A new era of boardwalk reconstruction on Absecon Island
Today, a boardwalk still extends from Absecon Inlet to Margate. There’s even a reconstructed section along Absecon Inlet just completed by the Army Corp of Engineers. Considering we’re in a new era of boardwalk reconstruction, I propose that Margate reconstruct its citywide boardwalk extending from Ventnor at Fredericksburg Avenue all the way to Longport.
This new boardwalk would be built in the dead, empty beach zone directly behind the newly built dune/berm. We should build it high enough to be above the dune/berm line so our boardwalk would give us the view and the sea breeze as it exists in much of Ventnor’s boardwalk today and parts of Atlantic City as well.
The current situation on Margate’s beaches is more than just annoying. It’s unreasonable and it’s harmful for many. Too much of the beach is now, unusable. The remaining areas near the ocean are hard to access for many. The solution for this is a new boardwalk built as a replacement for the one Margate once had.
Advantages of a new Margate boardwalk
Advantage #1: Margate would regain much of the lost sea view and breezes, now cut off by the U.S Army Corps of Engineers/NJDEP beach project.
Advantage #2: Better access to the ocean. A system of ramps from the street ends, like in Ventnor and Atlantic City. These ramps would make beach access easier for everyone, especially families with kids, seniors, and those with limited or no ability to walk.
Advantage #3: How about the simple pleasure of walking along and above the useless dead zone? A sit down on boardwalk benches? Bike riding, pushing baby strollers, roller-skating?
A new boardwalk would dramatically convert a now useless part of the beach – more than 50 percent of it in many areas – into a wonderfully useful public space.
Popularity of the boardwalk in Ventnor and Atlantic City
Today, if I want to see the ocean and horizon, I go to Ventnor’s boardwalk. Walking down to a street-end bulkhead in Margate is no longer an option. There’s nothing to see from the beach blocks in Margate, except for a mountain of sand. We need our Margate boardwalk back. This would remedy our degraded views and access to the ocean, beach and horizon. All of which are primary attractions for residents and guests.
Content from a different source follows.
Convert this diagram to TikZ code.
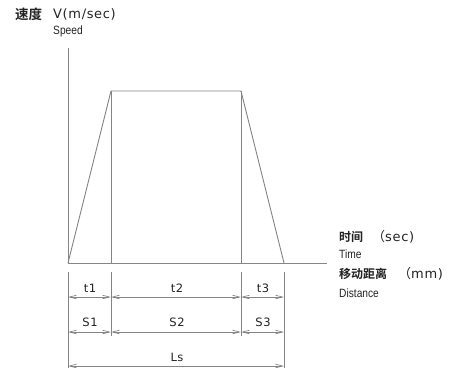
\documentclass[tikz,border=0pt]{standalone}
\usepackage{fontspec}
\setmainfont{Liberation Sans}
\newfontfamily\cjk{Noto Sans CJK SC}
\newfontfamily\cjkb{Noto Sans CJK SC Bold}
\newfontfamily\wide[LetterSpace=5]{DejaVu Sans}
\usetikzlibrary{arrows.meta}
\definecolor{ln}{HTML}{858585}
\definecolor{tx}{HTML}{222222}
\tikzset{
  ax/.style={draw=ln, line width=0.9pt},
  dim/.style={draw=ln, line width=0.7pt, {Straight Barb[length=7pt,width=3.5pt]}-{Straight Barb[length=7pt,width=3.5pt]}},
  lbl/.style={text=tx, font=\wide\fontsize{11.5}{11.5}\selectfont, inner sep=0pt},
  big/.style={text=tx, font=\wide\fontsize{13}{13}\selectfont, inner sep=0pt, anchor=west},
  bigb/.style={text=tx, font=\cjkb\fontsize{12}{12}\selectfont, inner sep=0pt, anchor=west},
  sm/.style={text=tx, font=\fontsize{12}{12}\selectfont, inner sep=0pt, anchor=west},
}
\newcommand{\cond}[1]{\scalebox{0.85}[1]{#1}}
\begin{document}
\begin{tikzpicture}[x=1pt,y=-1pt]
\useasboundingbox (0,0) rectangle (451,372);
% axes
\coordinate (o) at (68,263);
\coordinate (ytop) at (68,48);
\coordinate (xend) at (327,263);
\coordinate (p1) at (111,91);
\coordinate (p2) at (241,91);
\coordinate (p3) at (284,263);
\coordinate (b1) at (111,263);
\coordinate (b2) at (241,263);
\draw[ax] (ytop) -- (o) -- (xend);
\draw[ax] (o) -- (p1) -- (p2) -- (p3);
\draw[ax] (p1) -- (b1);
\draw[ax] (p2) -- (b2);
% extension lines
\coordinate (e0a) at (68,272); \coordinate (e0b) at (68,368);
\coordinate (e1a) at (111,272); \coordinate (e1b) at (111,336);
\coordinate (e2a) at (241,272); \coordinate (e2b) at (241,336);
\coordinate (e3a) at (284,272); \coordinate (e3b) at (284,368);
\draw[ax,line width=0.7pt] (e0a) -- (e0b);
\draw[ax,line width=0.7pt] (e1a) -- (e1b);
\draw[ax,line width=0.7pt] (e2a) -- (e2b);
\draw[ax,line width=0.7pt] (e3a) -- (e3b);
% dimension rows
\coordinate (t0) at (68,297); \coordinate (t1) at (111,297); \coordinate (t2) at (241,297); \coordinate (t3) at (284,297);
\coordinate (s0) at (68,332); \coordinate (s1) at (111,332); \coordinate (s2) at (241,332); \coordinate (s3) at (284,332);
\coordinate (l0) at (68,366); \coordinate (l3) at (284,366);
\draw[dim] (t0) -- (t1);
\draw[dim] (t1) -- (t2);
\draw[dim] (t2) -- (t3);
\draw[dim] (s0) -- (s1);
\draw[dim] (s1) -- (s2);
\draw[dim] (s2) -- (s3);
\draw[dim] (l0) -- (l3);
\node[lbl] (lt1) at (90,288) {t1};
\node[lbl] (lt2) at (177,288) {t2};
\node[lbl] (lt3) at (263,288) {t3};
\node[lbl] (ls1) at (90,322) {S1};
\node[lbl] (ls2) at (177,322) {S2};
\node[lbl] (ls3) at (263,322) {S3};
\node[lbl] (lls) at (177,357) {Ls};
% axis labels
\node[bigb,font=\cjkb\fontsize{13.5}{13.5}\selectfont] (sd) at (15,14) {速度};
\node[big] (vu) at (53,14) {V(m/sec)};
\node[sm] (sp) at (53,31) {\cond{Speed}};
\node[bigb] (sj) at (339,237) {时间};
\node[big] (su) at (372,237) {\cjk（\wide sec)};
\node[sm] (ti) at (339,254) {\cond{Time}};
\node[bigb] (jl) at (339,274) {移动距离};
\node[big] (mu) at (398,274) {\cjk（\wide mm)};
\node[sm] (di) at (339,293) {\cond{Distance}};
\end{tikzpicture}
\end{document}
We need to change with the times and move forward
Margate didn’t ask for the beach project and the changes we’ve endured over the past 18 months. However, we know they’re pretty much here to stay, barring a super-severe storm or accelerated erosion. So, instead of complaining, maybe it’s best to move forward and take advantage of the situation.
Present reactions to this story online are a clear indication that I’ve hit a nerve. At Margate’s next Board of Commissioners meeting 4 p.m. Thursday, April 5, this article will be presented, and early reports are that a group of locals are planning to attend to support the idea.
A new Margate Boardwalk would enhance our beachscape. It would create a valuable new asset for Margate’s residents and property owners. It would be a wonderful new attraction for our visitors. It’s an idea whose time has come…again.